** Exercise objective **
Please transcribe the data that follows without the pictures, keeping every word the same.

▼▼▼

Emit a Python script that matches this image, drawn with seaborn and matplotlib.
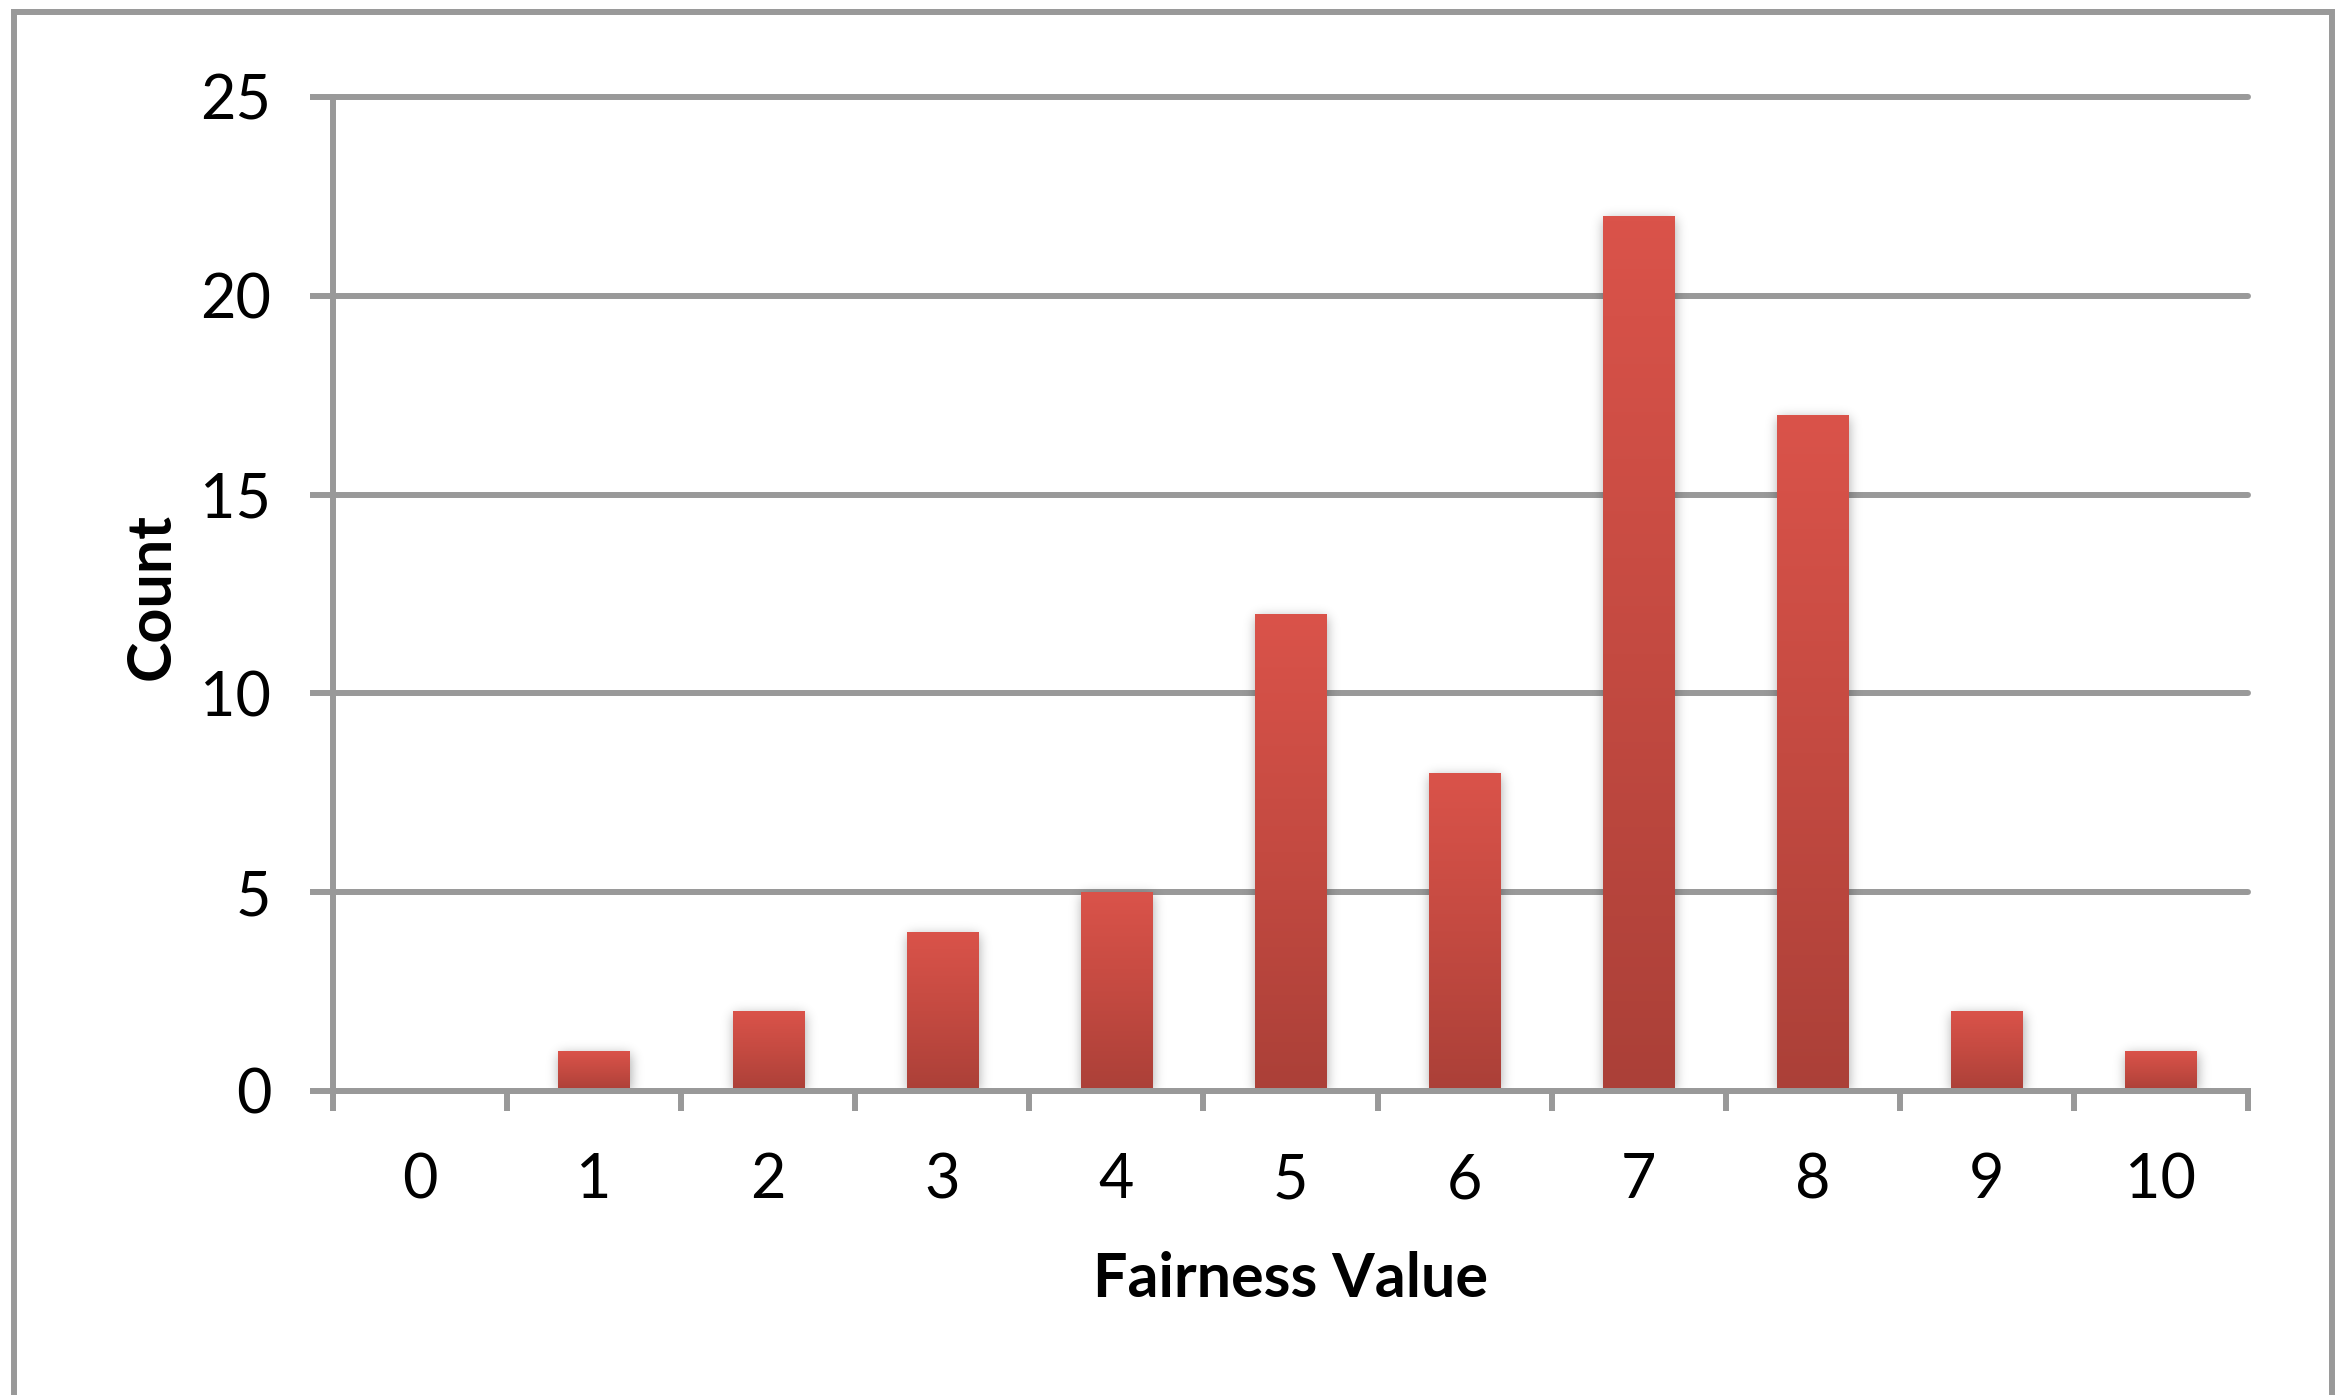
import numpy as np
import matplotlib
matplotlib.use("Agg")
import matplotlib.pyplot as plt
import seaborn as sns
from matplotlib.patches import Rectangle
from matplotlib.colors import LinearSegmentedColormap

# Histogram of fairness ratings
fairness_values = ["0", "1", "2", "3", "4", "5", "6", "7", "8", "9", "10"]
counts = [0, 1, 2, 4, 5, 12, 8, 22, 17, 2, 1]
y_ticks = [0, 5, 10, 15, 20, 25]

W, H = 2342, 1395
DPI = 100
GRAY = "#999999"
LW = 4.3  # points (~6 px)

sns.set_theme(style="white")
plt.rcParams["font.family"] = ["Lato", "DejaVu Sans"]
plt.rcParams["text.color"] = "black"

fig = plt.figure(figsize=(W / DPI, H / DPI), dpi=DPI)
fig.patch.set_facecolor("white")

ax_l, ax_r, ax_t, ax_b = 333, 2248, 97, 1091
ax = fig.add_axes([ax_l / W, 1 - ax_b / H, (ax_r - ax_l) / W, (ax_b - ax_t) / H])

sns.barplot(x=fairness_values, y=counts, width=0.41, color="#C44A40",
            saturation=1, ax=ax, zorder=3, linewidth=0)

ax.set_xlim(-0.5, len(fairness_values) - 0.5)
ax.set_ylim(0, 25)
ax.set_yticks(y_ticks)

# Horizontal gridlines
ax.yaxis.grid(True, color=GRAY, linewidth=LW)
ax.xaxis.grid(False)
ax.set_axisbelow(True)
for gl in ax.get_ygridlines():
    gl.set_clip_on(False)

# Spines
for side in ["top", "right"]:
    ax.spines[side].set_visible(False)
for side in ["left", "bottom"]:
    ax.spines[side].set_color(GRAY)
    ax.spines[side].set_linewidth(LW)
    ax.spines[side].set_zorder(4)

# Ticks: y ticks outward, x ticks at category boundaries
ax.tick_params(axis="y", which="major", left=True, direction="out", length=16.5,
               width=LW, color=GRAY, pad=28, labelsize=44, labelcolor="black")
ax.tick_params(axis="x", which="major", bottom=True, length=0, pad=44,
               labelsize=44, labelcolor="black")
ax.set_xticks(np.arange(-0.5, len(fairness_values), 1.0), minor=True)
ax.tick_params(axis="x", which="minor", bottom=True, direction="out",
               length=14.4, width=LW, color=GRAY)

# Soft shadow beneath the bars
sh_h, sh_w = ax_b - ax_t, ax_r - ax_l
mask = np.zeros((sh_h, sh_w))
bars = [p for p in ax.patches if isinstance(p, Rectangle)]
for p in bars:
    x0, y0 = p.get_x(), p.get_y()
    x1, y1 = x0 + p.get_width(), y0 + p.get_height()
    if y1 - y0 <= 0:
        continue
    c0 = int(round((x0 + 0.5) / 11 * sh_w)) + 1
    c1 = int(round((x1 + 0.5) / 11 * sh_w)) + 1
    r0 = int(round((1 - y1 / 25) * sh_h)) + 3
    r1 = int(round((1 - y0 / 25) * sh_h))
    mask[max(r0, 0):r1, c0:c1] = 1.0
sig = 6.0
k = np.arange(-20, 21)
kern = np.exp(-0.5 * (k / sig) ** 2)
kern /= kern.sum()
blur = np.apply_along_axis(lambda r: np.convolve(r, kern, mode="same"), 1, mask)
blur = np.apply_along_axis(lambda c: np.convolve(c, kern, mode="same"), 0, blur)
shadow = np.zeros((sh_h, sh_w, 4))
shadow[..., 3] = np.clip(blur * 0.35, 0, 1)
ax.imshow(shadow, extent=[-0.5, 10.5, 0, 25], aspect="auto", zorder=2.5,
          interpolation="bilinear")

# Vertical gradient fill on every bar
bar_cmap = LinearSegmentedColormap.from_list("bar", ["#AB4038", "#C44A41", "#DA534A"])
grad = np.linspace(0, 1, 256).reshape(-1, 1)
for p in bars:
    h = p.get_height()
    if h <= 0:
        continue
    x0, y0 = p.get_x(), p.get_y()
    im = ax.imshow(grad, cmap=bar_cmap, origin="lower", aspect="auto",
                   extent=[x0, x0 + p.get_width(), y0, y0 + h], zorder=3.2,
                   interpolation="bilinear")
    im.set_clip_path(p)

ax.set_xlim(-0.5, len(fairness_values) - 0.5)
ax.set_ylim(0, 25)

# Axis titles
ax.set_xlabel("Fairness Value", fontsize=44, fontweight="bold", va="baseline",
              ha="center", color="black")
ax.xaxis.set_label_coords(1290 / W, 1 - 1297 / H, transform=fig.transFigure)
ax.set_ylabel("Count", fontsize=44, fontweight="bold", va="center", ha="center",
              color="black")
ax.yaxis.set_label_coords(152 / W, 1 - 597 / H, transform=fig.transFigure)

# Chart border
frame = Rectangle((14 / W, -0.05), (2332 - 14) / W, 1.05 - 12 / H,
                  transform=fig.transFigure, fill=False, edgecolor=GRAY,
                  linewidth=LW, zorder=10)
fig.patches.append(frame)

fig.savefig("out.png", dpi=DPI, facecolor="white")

▲▲▲

** Response for this exercise **
Emit a Python script that matches this image, drawn with seaborn and matplotlib.
import numpy as np
import matplotlib
matplotlib.use("Agg")
import matplotlib.pyplot as plt
import seaborn as sns
from matplotlib.patches import Rectangle
from matplotlib.colors import LinearSegmentedColormap

# Histogram of fairness ratings
fairness_values = ["0", "1", "2", "3", "4", "5", "6", "7", "8", "9", "10"]
counts = [0, 1, 2, 4, 5, 12, 8, 22, 17, 2, 1]
y_ticks = [0, 5, 10, 15, 20, 25]

W, H = 2342, 1395
DPI = 100
GRAY = "#999999"
LW = 4.3  # points (~6 px)

sns.set_theme(style="white")
plt.rcParams["font.family"] = ["Lato", "DejaVu Sans"]
plt.rcParams["text.color"] = "black"

fig = plt.figure(figsize=(W / DPI, H / DPI), dpi=DPI)
fig.patch.set_facecolor("white")

ax_l, ax_r, ax_t, ax_b = 333, 2248, 97, 1091
ax = fig.add_axes([ax_l / W, 1 - ax_b / H, (ax_r - ax_l) / W, (ax_b - ax_t) / H])

sns.barplot(x=fairness_values, y=counts, width=0.41, color="#C44A40",
            saturation=1, ax=ax, zorder=3, linewidth=0)

ax.set_xlim(-0.5, len(fairness_values) - 0.5)
ax.set_ylim(0, 25)
ax.set_yticks(y_ticks)

# Horizontal gridlines
ax.yaxis.grid(True, color=GRAY, linewidth=LW)
ax.xaxis.grid(False)
ax.set_axisbelow(True)
for gl in ax.get_ygridlines():
    gl.set_clip_on(False)

# Spines
for side in ["top", "right"]:
    ax.spines[side].set_visible(False)
for side in ["left", "bottom"]:
    ax.spines[side].set_color(GRAY)
    ax.spines[side].set_linewidth(LW)
    ax.spines[side].set_zorder(4)

# Ticks: y ticks outward, x ticks at category boundaries
ax.tick_params(axis="y", which="major", left=True, direction="out", length=16.5,
               width=LW, color=GRAY, pad=28, labelsize=44, labelcolor="black")
ax.tick_params(axis="x", which="major", bottom=True, length=0, pad=44,
               labelsize=44, labelcolor="black")
ax.set_xticks(np.arange(-0.5, len(fairness_values), 1.0), minor=True)
ax.tick_params(axis="x", which="minor", bottom=True, direction="out",
               length=14.4, width=LW, color=GRAY)

# Soft shadow beneath the bars
sh_h, sh_w = ax_b - ax_t, ax_r - ax_l
mask = np.zeros((sh_h, sh_w))
bars = [p for p in ax.patches if isinstance(p, Rectangle)]
for p in bars:
    x0, y0 = p.get_x(), p.get_y()
    x1, y1 = x0 + p.get_width(), y0 + p.get_height()
    if y1 - y0 <= 0:
        continue
    c0 = int(round((x0 + 0.5) / 11 * sh_w)) + 1
    c1 = int(round((x1 + 0.5) / 11 * sh_w)) + 1
    r0 = int(round((1 - y1 / 25) * sh_h)) + 3
    r1 = int(round((1 - y0 / 25) * sh_h))
    mask[max(r0, 0):r1, c0:c1] = 1.0
sig = 6.0
k = np.arange(-20, 21)
kern = np.exp(-0.5 * (k / sig) ** 2)
kern /= kern.sum()
blur = np.apply_along_axis(lambda r: np.convolve(r, kern, mode="same"), 1, mask)
blur = np.apply_along_axis(lambda c: np.convolve(c, kern, mode="same"), 0, blur)
shadow = np.zeros((sh_h, sh_w, 4))
shadow[..., 3] = np.clip(blur * 0.35, 0, 1)
ax.imshow(shadow, extent=[-0.5, 10.5, 0, 25], aspect="auto", zorder=2.5,
          interpolation="bilinear")

# Vertical gradient fill on every bar
bar_cmap = LinearSegmentedColormap.from_list("bar", ["#AB4038", "#C44A41", "#DA534A"])
grad = np.linspace(0, 1, 256).reshape(-1, 1)
for p in bars:
    h = p.get_height()
    if h <= 0:
        continue
    x0, y0 = p.get_x(), p.get_y()
    im = ax.imshow(grad, cmap=bar_cmap, origin="lower", aspect="auto",
                   extent=[x0, x0 + p.get_width(), y0, y0 + h], zorder=3.2,
                   interpolation="bilinear")
    im.set_clip_path(p)

ax.set_xlim(-0.5, len(fairness_values) - 0.5)
ax.set_ylim(0, 25)

# Axis titles
ax.set_xlabel("Fairness Value", fontsize=44, fontweight="bold", va="baseline",
              ha="center", color="black")
ax.xaxis.set_label_coords(1290 / W, 1 - 1297 / H, transform=fig.transFigure)
ax.set_ylabel("Count", fontsize=44, fontweight="bold", va="center", ha="center",
              color="black")
ax.yaxis.set_label_coords(152 / W, 1 - 597 / H, transform=fig.transFigure)

# Chart border
frame = Rectangle((14 / W, -0.05), (2332 - 14) / W, 1.05 - 12 / H,
                  transform=fig.transFigure, fill=False, edgecolor=GRAY,
                  linewidth=LW, zorder=10)
fig.patches.append(frame)

fig.savefig("out.png", dpi=DPI, facecolor="white")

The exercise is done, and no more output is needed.